Posted on 2015-05-14 09:41:57 golang
本文分析了Golang的socket文件描述符和goroutine阻塞调度的原理。代码中大部分是Go代码,小部分是汇编代码。完整理解本文需要Go语言知识,并且用Golang写过网络程序。更重要的是,需要提前理解goroutine的调度原理。
在net.go中有一个名为Conn
的接口,提供了对于连接的读写和其他操作:
type Conn interface {
Read(b []byte) (n int, err error)
Write(b []byte) (n int, err error)
Close() error
LocalAddr() Addr
RemoteAddr() Addr
SetReadDeadline(t time.Time) error
SetWriteDeadline(t time.Time) error
}
这个接口就是对下面的结构体conn
的抽象。conn
结构体包含了对连接的读写和其他操作:
type conn struct {
fd *netFD
}
// Read implements the Conn Read method.
func (c *conn) Read(b []byte) (int, error) {
if !c.ok() {
return 0, syscall.EINVAL
}
return c.fd.Read(b)
}
// Write implements the Conn Write method.
func (c *conn) Write(b []byte) (int, error) {
if !c.ok() {
return 0, syscall.EINVAL
}
return c.fd.Write(b)
}
// Close closes the connection.
func (c *conn) Close() error {
if !c.ok() {
return syscall.EINVAL
}
return c.fd.Close()
}
// SetDeadline implements the Conn SetDeadline method.

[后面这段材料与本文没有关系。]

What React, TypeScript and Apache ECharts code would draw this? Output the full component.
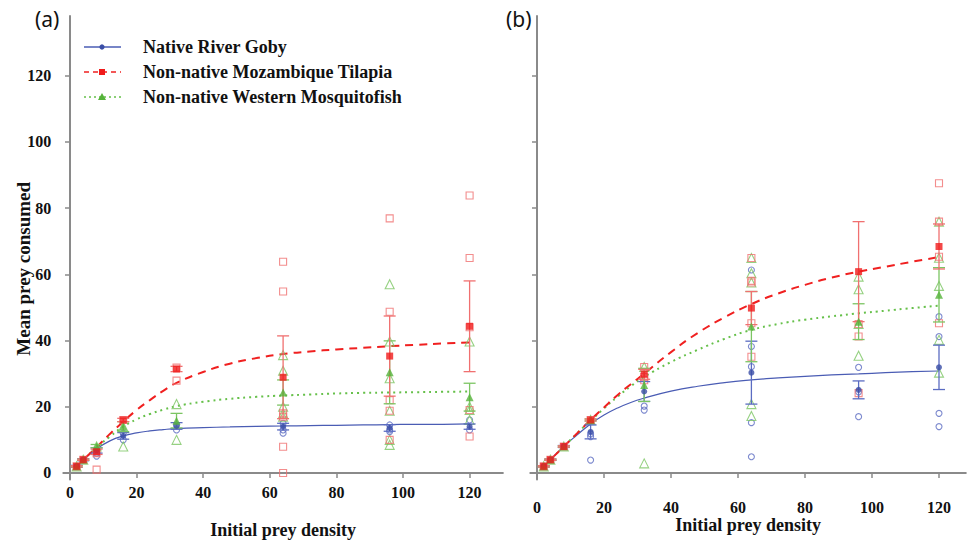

func (c *conn) SetDeadline(t time.Time) error {
if !c.ok() {
return syscall.EINVAL
}
return c.fd.setDeadline(t)
}
// SetReadDeadline implements the Conn SetReadDeadline method.
func (c *conn) SetReadDeadline(t time.Time) error {
if !c.ok() {
return syscall.EINVAL
}
return c.fd.setReadDeadline(t)
}
// SetWriteDeadline implements the Conn SetWriteDeadline method.
func (c *conn) SetWriteDeadline(t time.Time) error {
if !c.ok() {
return syscall.EINVAL
}
return c.fd.setWriteDeadline(t)
}
*netFD
的操作上。我们继续跟踪c.fd.Read()
函数.net/fd_unix.go:
// Network file descriptor.
type netFD struct {
// locking/lifetime of sysfd + serialize access to Read and Write methods
fdmu fdMutex
// immutable until Close
sysfd int
family int
sotype int
isConnected bool
net string
laddr Addr
raddr Addr
// wait server
pd pollDesc
}
func (fd *netFD) Read(p []byte) (n int, err error) {
if err := fd.readLock(); err != nil {
return 0, err
}
defer fd.readUnlock()
if err := fd.pd.PrepareRead(); err != nil {
return 0, &OpError{"read", fd.net, fd.raddr, err}
}
// 调用system call,循环从fd.sysfd读取数据
for {
// 系统调用Read读取数据
n, err = syscall.Read(int(fd.sysfd), p)
// 如果发生错误,则需要处理
// 并且只处理EAGAIN类型的错误,其他错误一律返回给调用者
if err != nil {
n = 0
// 对于非阻塞的网络连接的文件描述符,如果错误是EAGAIN
// 说明Socket的缓冲区为空,未读取到任何数据
// 则调用fd.pd.WaitRead,
if err == syscall.EAGAIN {
if err = fd.pd.WaitRead(); err == nil {
continue
}
}
}
err = chkReadErr(n, err, fd)
break
}
if err != nil && err != io.EOF {
err = &OpError{"read", fd.net, fd.raddr, err}
}
return
}
网络轮询器是Golang中针对每个socket文件描述符建立的轮询机制。 此处的轮询并不是一般意义上的轮询,而是Golang的runtime在调度goroutine或者GC完成之后或者指定时间之内,调用epoll_wait获取所有产生IO事件的socket文件描述符。当然在runtime轮询之前,需要将socket文件描述符和当前goroutine的相关信息加入epoll维护的数据结构中,并挂起当前goroutine,当IO就绪后,通过epoll返回的文件描述符和其中附带的goroutine的信息,重新恢复当前goroutine的执行。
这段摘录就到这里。